# Instructions to follow:
Tally the lines in these records that hold the string "this", and reply with the number alone.

# Input records:
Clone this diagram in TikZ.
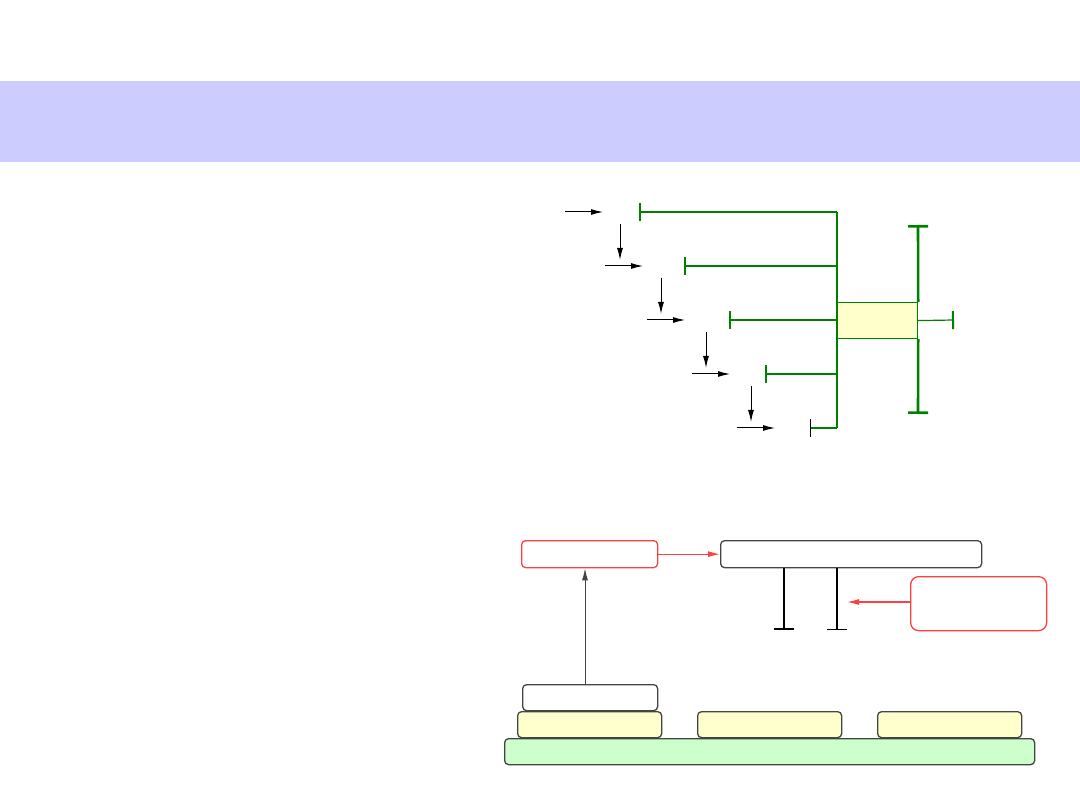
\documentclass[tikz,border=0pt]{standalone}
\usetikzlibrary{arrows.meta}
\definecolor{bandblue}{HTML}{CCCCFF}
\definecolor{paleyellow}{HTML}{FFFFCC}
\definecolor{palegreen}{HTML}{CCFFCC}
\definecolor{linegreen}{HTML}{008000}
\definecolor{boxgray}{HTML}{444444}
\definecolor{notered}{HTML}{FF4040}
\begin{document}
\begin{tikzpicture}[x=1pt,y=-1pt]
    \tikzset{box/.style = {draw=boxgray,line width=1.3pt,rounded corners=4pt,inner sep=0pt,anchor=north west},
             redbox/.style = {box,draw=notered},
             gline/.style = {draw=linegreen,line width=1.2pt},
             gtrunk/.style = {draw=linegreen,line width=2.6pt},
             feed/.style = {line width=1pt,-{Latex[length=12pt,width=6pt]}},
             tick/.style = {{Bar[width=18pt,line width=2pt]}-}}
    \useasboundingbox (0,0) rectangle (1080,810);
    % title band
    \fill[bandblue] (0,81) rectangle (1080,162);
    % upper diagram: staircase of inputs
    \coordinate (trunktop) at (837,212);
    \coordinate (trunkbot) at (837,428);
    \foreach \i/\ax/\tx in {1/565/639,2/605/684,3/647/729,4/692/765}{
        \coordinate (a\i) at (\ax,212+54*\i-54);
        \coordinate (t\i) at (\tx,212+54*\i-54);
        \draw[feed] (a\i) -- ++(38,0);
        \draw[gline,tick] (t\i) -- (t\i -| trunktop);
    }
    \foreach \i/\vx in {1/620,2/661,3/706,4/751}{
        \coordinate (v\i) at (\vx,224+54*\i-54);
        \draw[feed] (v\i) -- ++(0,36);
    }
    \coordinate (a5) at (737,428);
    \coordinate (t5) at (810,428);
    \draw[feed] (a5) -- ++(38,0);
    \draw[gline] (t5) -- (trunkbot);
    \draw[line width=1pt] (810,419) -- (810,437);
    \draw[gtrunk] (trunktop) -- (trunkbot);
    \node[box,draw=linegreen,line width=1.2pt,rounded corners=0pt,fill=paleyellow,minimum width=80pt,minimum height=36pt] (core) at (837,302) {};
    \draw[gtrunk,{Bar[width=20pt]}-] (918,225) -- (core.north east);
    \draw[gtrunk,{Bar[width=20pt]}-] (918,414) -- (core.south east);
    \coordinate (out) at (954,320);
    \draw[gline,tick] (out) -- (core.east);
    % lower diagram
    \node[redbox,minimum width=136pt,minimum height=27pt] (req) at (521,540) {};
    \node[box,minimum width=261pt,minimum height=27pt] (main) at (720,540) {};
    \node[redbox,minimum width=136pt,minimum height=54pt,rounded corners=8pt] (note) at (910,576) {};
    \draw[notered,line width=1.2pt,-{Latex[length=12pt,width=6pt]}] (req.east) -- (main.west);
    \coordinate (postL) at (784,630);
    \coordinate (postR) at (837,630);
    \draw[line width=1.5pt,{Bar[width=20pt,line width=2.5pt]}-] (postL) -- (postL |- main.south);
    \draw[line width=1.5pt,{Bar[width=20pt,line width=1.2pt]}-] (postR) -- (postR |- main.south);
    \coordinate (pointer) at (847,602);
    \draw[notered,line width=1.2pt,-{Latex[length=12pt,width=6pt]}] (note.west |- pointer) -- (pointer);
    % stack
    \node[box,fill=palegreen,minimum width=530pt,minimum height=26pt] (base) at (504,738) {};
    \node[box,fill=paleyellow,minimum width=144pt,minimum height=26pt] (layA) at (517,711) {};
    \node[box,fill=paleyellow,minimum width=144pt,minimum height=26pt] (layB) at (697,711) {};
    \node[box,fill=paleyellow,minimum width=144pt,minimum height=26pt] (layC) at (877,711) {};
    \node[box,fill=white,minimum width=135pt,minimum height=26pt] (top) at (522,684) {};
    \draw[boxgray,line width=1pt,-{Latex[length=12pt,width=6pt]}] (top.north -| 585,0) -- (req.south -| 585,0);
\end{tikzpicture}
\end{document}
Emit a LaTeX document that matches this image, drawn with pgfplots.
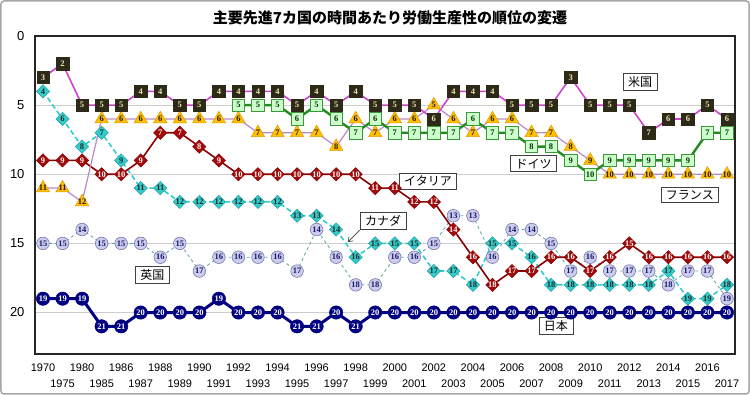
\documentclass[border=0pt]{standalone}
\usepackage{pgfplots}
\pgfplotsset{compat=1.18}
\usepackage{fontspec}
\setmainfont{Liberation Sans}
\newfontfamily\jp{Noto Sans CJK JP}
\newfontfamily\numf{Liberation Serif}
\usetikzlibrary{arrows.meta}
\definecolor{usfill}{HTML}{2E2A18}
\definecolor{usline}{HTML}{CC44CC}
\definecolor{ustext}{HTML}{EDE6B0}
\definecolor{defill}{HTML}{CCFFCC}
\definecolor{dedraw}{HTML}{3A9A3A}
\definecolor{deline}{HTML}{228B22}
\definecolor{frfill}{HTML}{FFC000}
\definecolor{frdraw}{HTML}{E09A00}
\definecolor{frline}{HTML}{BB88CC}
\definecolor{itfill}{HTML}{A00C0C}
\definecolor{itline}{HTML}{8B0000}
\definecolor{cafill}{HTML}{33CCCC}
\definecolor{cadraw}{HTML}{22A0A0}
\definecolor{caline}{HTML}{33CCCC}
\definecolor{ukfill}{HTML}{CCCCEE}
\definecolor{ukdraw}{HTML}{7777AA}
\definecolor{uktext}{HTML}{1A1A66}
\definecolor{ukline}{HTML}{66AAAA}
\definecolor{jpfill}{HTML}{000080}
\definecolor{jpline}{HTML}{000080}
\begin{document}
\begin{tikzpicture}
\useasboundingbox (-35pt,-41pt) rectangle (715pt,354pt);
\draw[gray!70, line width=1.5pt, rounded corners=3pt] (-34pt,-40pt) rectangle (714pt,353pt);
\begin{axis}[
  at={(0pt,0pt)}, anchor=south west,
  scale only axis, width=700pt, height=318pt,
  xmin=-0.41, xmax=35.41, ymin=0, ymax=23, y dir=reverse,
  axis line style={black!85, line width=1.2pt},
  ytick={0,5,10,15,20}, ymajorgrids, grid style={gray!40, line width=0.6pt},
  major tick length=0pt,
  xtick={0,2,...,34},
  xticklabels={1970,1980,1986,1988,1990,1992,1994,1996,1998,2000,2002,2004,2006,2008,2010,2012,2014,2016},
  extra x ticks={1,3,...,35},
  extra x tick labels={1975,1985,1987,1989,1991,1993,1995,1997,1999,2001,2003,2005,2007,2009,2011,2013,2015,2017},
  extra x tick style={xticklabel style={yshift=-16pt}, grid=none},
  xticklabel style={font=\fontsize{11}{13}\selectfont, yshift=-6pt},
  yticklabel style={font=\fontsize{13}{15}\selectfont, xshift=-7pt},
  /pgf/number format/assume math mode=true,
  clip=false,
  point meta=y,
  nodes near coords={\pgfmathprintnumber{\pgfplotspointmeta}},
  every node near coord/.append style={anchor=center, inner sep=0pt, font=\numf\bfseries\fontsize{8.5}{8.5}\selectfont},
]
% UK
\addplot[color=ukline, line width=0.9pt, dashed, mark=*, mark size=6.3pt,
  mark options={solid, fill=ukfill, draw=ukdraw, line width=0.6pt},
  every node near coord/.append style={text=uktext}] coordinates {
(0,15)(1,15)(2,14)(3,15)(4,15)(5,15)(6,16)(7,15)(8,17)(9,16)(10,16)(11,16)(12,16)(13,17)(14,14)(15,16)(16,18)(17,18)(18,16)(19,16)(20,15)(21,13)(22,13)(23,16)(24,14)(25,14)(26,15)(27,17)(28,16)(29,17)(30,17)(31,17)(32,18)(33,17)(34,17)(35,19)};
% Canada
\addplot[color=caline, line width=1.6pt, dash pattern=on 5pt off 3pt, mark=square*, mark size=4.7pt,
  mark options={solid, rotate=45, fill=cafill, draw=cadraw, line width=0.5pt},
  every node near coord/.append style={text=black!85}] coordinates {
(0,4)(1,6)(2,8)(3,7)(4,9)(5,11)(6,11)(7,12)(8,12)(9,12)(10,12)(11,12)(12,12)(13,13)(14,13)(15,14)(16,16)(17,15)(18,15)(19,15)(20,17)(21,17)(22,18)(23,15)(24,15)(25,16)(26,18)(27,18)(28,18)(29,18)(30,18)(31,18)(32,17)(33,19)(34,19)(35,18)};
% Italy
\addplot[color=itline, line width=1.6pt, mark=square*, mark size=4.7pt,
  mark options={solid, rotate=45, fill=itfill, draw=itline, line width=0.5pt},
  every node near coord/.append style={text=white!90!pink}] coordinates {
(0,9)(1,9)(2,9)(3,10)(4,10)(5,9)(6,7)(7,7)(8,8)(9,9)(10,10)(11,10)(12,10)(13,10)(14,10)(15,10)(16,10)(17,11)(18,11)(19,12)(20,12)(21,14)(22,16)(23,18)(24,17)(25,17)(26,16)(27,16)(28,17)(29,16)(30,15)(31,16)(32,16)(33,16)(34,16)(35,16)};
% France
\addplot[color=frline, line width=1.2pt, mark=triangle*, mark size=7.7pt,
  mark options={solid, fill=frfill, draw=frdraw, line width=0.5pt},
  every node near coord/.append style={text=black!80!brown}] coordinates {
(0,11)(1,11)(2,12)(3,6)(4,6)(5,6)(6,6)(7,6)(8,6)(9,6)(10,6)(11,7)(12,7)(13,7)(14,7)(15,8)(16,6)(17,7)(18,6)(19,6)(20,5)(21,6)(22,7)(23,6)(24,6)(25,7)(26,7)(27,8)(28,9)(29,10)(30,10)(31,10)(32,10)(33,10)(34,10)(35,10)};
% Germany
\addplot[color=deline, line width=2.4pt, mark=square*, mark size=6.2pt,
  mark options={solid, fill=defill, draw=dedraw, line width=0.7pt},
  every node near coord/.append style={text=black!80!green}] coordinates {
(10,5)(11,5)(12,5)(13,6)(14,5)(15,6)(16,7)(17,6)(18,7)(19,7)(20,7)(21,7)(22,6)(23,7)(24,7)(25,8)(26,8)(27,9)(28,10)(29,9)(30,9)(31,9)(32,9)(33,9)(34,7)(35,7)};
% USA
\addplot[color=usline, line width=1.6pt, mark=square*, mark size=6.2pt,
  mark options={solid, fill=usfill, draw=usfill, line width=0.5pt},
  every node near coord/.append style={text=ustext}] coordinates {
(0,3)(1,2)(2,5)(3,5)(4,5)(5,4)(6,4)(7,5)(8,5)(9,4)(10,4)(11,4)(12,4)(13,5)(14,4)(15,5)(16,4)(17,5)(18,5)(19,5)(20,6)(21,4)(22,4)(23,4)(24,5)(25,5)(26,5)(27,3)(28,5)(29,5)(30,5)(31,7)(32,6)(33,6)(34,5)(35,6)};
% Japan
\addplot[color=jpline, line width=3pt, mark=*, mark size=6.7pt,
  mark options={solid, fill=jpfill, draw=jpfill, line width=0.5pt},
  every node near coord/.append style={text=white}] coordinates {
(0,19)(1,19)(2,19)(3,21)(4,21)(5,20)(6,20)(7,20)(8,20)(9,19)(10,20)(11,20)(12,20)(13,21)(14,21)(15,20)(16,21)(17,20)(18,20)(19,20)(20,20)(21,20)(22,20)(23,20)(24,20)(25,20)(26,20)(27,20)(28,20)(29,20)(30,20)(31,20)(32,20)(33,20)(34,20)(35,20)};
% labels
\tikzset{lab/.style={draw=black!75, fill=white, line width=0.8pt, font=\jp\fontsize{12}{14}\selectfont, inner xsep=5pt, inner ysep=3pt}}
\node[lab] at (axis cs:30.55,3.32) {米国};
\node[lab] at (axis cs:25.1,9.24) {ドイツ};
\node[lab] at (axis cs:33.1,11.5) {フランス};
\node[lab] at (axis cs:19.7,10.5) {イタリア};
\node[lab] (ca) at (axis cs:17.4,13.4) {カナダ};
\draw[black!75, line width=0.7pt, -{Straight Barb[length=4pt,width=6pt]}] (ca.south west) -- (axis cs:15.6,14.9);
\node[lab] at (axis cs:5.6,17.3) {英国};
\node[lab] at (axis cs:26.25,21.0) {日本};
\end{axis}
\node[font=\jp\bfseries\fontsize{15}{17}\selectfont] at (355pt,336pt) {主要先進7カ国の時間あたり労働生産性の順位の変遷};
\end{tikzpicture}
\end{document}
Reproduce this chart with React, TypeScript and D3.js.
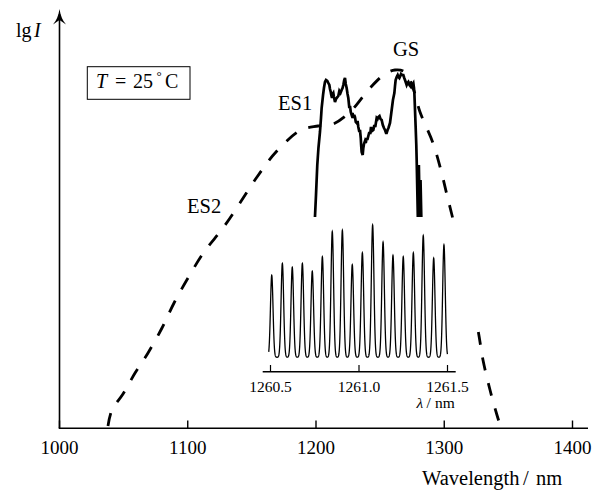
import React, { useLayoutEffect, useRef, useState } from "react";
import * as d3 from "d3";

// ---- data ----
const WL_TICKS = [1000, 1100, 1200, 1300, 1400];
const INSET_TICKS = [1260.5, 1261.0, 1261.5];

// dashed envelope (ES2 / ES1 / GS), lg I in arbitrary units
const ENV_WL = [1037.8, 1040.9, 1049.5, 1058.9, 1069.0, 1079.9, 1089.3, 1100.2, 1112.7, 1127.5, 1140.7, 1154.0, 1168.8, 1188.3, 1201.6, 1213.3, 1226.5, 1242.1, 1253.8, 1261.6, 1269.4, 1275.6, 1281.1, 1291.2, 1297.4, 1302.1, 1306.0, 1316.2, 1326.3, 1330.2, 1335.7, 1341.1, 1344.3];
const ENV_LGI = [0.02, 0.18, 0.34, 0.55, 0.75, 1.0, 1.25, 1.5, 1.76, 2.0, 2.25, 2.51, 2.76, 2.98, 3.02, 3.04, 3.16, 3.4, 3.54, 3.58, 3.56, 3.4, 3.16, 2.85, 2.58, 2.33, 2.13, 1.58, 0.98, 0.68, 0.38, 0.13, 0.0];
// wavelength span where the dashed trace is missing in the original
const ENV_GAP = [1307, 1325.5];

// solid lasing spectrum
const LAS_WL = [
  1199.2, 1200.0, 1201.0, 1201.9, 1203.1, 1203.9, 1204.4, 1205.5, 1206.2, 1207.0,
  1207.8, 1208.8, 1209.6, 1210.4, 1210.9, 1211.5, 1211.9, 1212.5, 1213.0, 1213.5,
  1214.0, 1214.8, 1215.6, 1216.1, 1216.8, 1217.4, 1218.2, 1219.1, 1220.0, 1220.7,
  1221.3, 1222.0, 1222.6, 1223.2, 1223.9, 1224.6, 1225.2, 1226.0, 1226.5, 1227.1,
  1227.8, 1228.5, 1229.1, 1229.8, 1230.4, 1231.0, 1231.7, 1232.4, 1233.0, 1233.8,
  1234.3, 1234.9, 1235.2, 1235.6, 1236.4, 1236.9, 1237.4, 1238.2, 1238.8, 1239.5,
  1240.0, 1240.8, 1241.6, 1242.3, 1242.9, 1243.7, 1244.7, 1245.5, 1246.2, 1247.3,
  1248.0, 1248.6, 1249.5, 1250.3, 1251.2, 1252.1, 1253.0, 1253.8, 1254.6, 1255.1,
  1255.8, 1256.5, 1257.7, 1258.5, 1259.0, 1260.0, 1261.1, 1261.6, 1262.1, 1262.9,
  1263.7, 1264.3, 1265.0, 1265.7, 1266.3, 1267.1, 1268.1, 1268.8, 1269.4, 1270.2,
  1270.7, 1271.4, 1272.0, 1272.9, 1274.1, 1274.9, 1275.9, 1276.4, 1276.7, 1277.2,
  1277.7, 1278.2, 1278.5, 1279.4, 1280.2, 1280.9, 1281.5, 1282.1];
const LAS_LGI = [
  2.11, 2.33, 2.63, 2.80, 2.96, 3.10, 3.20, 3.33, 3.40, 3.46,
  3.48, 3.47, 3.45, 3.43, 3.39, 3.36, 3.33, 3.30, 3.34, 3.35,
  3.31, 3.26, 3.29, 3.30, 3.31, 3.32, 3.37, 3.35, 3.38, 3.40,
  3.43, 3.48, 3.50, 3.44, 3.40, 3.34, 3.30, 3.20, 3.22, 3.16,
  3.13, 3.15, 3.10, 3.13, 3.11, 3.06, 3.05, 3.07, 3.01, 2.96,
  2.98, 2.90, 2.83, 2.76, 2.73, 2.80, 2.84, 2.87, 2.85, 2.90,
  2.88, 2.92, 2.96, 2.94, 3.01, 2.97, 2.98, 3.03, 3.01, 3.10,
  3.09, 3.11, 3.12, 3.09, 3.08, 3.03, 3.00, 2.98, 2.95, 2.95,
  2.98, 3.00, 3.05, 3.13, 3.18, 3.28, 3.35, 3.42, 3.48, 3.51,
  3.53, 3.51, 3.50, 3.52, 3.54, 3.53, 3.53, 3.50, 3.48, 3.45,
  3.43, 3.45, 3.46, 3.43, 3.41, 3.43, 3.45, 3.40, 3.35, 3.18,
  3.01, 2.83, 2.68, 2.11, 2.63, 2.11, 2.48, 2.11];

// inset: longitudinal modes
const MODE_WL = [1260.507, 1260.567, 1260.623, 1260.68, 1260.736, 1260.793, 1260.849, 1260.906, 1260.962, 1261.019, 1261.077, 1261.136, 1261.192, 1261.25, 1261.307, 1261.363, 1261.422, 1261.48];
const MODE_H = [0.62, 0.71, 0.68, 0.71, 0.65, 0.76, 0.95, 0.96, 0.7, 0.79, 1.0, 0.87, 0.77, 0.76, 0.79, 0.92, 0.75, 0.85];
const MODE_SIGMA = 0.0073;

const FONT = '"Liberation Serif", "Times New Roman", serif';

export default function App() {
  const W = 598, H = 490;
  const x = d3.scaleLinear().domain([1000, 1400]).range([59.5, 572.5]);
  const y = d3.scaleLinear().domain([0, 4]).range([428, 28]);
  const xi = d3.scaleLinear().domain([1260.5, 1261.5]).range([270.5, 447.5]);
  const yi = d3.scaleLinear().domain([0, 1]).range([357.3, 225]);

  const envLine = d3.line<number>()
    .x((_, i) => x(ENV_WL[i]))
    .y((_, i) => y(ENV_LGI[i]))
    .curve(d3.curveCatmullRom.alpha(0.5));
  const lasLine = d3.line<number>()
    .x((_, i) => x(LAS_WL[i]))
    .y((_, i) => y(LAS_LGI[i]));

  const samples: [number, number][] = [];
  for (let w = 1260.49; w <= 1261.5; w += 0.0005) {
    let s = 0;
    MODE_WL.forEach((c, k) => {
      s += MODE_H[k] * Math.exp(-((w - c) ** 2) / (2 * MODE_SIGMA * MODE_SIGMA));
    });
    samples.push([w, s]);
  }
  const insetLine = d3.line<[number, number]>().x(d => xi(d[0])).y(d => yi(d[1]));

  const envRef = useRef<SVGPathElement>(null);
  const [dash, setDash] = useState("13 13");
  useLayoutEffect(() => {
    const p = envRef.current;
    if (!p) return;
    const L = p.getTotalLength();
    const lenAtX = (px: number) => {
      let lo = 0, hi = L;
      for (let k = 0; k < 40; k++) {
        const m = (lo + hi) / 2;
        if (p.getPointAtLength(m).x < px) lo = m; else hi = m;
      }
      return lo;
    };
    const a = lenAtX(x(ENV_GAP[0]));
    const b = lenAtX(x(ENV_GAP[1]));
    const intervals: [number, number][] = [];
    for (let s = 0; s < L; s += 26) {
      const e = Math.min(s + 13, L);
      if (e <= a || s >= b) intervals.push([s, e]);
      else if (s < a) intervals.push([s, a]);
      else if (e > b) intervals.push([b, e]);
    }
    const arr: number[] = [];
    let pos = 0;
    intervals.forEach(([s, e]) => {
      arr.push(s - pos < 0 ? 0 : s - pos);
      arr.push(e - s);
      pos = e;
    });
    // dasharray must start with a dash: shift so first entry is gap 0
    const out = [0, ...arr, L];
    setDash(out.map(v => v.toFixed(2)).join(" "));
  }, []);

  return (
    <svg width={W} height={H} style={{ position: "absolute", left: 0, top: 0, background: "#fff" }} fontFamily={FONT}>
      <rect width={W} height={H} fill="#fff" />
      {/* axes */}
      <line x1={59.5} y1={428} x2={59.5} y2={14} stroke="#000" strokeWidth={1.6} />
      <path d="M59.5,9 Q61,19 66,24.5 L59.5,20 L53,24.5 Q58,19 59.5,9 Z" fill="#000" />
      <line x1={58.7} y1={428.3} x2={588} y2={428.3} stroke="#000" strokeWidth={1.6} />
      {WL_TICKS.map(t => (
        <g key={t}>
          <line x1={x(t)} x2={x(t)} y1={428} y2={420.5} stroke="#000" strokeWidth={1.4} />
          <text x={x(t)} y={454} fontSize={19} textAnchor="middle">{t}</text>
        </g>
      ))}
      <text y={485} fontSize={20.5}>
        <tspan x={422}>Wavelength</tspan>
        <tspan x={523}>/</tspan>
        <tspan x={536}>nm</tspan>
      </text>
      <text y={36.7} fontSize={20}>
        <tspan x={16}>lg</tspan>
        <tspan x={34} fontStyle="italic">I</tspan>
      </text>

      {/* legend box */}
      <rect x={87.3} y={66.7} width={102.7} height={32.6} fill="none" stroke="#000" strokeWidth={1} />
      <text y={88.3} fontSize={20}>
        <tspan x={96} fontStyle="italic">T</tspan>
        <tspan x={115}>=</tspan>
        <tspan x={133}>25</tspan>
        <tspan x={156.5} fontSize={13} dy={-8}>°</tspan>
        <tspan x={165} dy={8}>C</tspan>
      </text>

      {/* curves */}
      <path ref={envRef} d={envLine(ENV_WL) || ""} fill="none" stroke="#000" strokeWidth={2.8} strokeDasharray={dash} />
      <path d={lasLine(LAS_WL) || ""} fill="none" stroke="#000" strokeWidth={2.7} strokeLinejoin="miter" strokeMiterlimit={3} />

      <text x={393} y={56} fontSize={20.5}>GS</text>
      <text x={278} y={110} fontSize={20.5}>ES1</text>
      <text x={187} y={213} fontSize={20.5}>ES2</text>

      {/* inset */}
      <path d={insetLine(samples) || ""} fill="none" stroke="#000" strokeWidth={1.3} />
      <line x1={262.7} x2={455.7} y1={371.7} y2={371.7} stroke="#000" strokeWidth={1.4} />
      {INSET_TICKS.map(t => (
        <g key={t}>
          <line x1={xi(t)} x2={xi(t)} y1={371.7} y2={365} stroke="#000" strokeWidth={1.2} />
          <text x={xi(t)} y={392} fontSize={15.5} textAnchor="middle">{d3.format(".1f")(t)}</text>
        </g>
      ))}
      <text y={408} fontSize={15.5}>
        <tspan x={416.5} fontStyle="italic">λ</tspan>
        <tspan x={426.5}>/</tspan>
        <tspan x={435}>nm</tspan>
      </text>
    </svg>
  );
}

# The reply:
3